Hinman and her team will identify the creatures living in Kamchatka's hot pools, but they also will identify what role the microorganisms play in their geothermal ecosystem — whether they survive on sunlight, organic matter or chemicals.
No cutting-edge research project would be complete without new instrumentation. Hinman says they are field testing a new mobile biofilm unit. A biofilm is a community of organisms that populates a surface. They grow all around us, coating everything from human teeth to hot pool surfaces. The unit, which fits on a truck, can grow biofilms inside itself. So the researchers will be able to sample a Kamchatkan hot pool and whisk the resulting biofilms home with them.
Another new instrument is a laser they will use to blast rock surfaces to see what sort of minerals and elements come off them. Hinman says the immobile laser fits inside two rooms and is located in Idaho Falls, Idaho.
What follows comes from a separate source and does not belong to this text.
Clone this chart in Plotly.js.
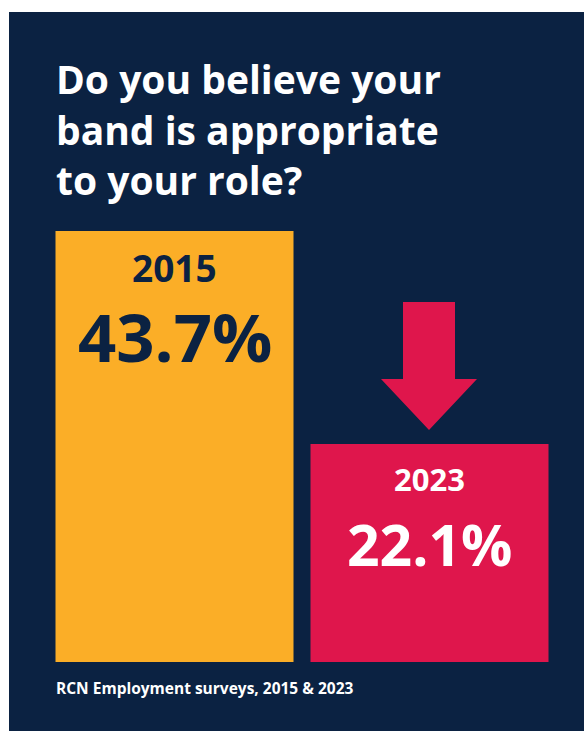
<!DOCTYPE html>
<html>
<head>
<meta charset="utf-8">
<script src="https://cdn.plot.ly/plotly-3.0.1.min.js"></script>
<style>
  html, body { margin: 0; padding: 0; background: #ffffff; width: 584px; height: 731px; overflow: hidden; }
  #chart { position: absolute; left: 9px; top: 12px; width: 575px; height: 719px; }
</style>
</head>
<body>
<div id="chart"></div>
<script>
// ---- data ----
const years = ['2015', '2023'];
const values = [43.7, 22.1];
const valueLabels = ['43.7%', '22.1%'];
const barColors = ['#FBAE27', '#DF164C'];
const labelColors = ['#0B2242', '#FFFFFF'];
const titleLines = ['Do you believe your', 'band is appropriate', 'to your role?'];
const sourceText = 'RCN Employment surveys, 2015 & 2023';

// ---- layout constants ----
const NAVY = '#0B2242';
const FONT = 'Open Sans, sans-serif';
const W = 575, H = 719;
const M = { l: 38, r: 27, t: 157, b: 69 };
const PW = W - M.l - M.r, PH = H - M.t - M.b;
const YMAX = 50;
const OFFX = 9, OFFY = 12; // div offset on page

// page pixel -> data / paper
const pxToY = p => YMAX * (1 - (p - OFFY - M.t) / PH);
const pxToX = p => -0.5 + 2 * (p - OFFX - M.l) / PW;
const pxToPaperX = p => (p - OFFX - M.l) / PW;
const pxToPaperY = p => 1 - (p - OFFY - M.t) / PH;

const trace = {
  type: 'bar',
  x: years,
  y: values,
  marker: { color: barColors, line: { width: 0 } },
  hoverinfo: 'skip',
  showlegend: false
};

const annotations = [];
// bar labels (offset in px below bar top)
const yearSizes = [37, 31];
const pctSizes = [67, 57];
const yearOff = [36, 35];
const pctOff = [105, 100];
years.forEach((yr, i) => {
  annotations.push({
    text: '<b>' + yr + '</b>', xref: 'x', yref: 'y', x: i, y: values[i],
    yshift: -yearOff[i], yanchor: 'middle', xanchor: 'center', showarrow: false,
    font: { family: FONT, size: yearSizes[i], color: labelColors[i], weight: 800 }
  });
  annotations.push({
    text: '<b>' + valueLabels[i] + '</b>', xref: 'x', yref: 'y', x: i, y: values[i],
    yshift: -pctOff[i], yanchor: 'middle', xanchor: 'center', showarrow: false,
    font: { family: FONT, size: pctSizes[i], color: labelColors[i], weight: 800 }
  });
});
// source
annotations.push({
  text: '<b>' + sourceText + '</b>', xref: 'paper', yref: 'paper',
  x: pxToPaperX(54), y: pxToPaperY(688), xanchor: 'left', yanchor: 'middle',
  showarrow: false, font: { family: FONT, size: 15.5, color: '#FFFFFF', weight: 700 }
});

// down arrow above the 2023 bar
const ax = [403, 455, 455, 477, 429, 381, 403].map(pxToX);
const ay = [302, 302, 379, 379, 430, 379, 379].map(pxToY);
let path = 'M ' + ax[0] + ',' + ay[0];
for (let i = 1; i < ax.length; i++) path += ' L ' + ax[i] + ',' + ay[i];
path += ' Z';

const layout = {
  width: W, height: H,
  margin: M,
  paper_bgcolor: NAVY, plot_bgcolor: NAVY,
  bargap: 1 - 238 / 255,
  title: {
    text: '<b>' + titleLines.join('<br>') + '</b>',
    xref: 'container', yref: 'container',
    x: (56 - OFFX) / W, xanchor: 'left',
    y: 1 - (94 - OFFY) / H, yanchor: 'top',
    font: { family: FONT, size: 39, color: '#FFFFFF', weight: 800 }
  },
  xaxis: { type: 'category', range: [-0.5, 1.5], showticklabels: false, showgrid: false, zeroline: false, showline: false, fixedrange: true },
  yaxis: { range: [0, YMAX], visible: false, showgrid: false, zeroline: false, fixedrange: true },
  annotations: annotations,
  shapes: [{ type: 'path', xref: 'x', yref: 'y', path: path, fillcolor: '#DF164C', line: { width: 0 }, layer: 'above' }],
  showlegend: false
};

Plotly.newPlot('chart', [trace], layout, { displayModeBar: false, staticPlot: true });
</script>
</body>
</html>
The whole blasting process is called laser desorption mass spectrometry.
Hinman admits her fascination for geothermal hot springs is boundless, and she even served as Yellowstone National Park's geothermal geologist during 2000-01 while on leave from UM. She says hot pools are an alien environment that may offer a glimpse of what life was like on primordial Earth.
"For instance, it's likely the earliest organisms on Earth could not tolerate the presence of even small amounts of oxygen," she says.
Oxygen that invades hot pools in the form of chemicals such as hydrogen peroxide and superoxide can cause all sorts of problems. Hinman says this reactive oxygen can cause death or DNA damage to hot pool creatures, much like free radicals that get loose in the human body and cause cancer.
But why study all this? Hinman says research from Yellowstone's hot pools already has yielded the breakthrough of DNA fingerprinting. Also, since some thermophiles can eat rock, maybe some can be found to degrade hydrocarbons, leading to better ways to clean oil spills. Or if some of these organisms can fight buildup of free radicals, maybe they could help fight cancer in humans.
"People have to know that we are more than just curious about where we came from or life on other planets," Hinman says. "There are a lot of applications we can envision, but we don’t always know where the science will lead us."
Ongoing research can yield fresh results. In fact, Hinman says recent studies have made the case for life signs in ALH84001, the Mars rock, even more compelling.
"The rock contains magnetite, a mineral found in the brains of whales," she says. "Birds have it; insects have it. It's a microbially produced mineral that grows in biological systems. It helps these animals navigate, to orient themselves."
Some bacteria also produce this magnetite, but they only produce magnetite that has a particular shape and orientation, which happens to be the same type of the mineral found in the Mars rock. Hinman says researchers have not been able to duplicate that particular shape and orientation without life getting involved.
"This is one piece of evidence that continues to support the hypothesis that Mars fossils really are in the rock," she says.
So would Hinman rather be going to Mars for her research than Kamchatka?
"I always say I don't have enough frequent flyer miles to get to Mars yet," she laughs, "but I'm working on it."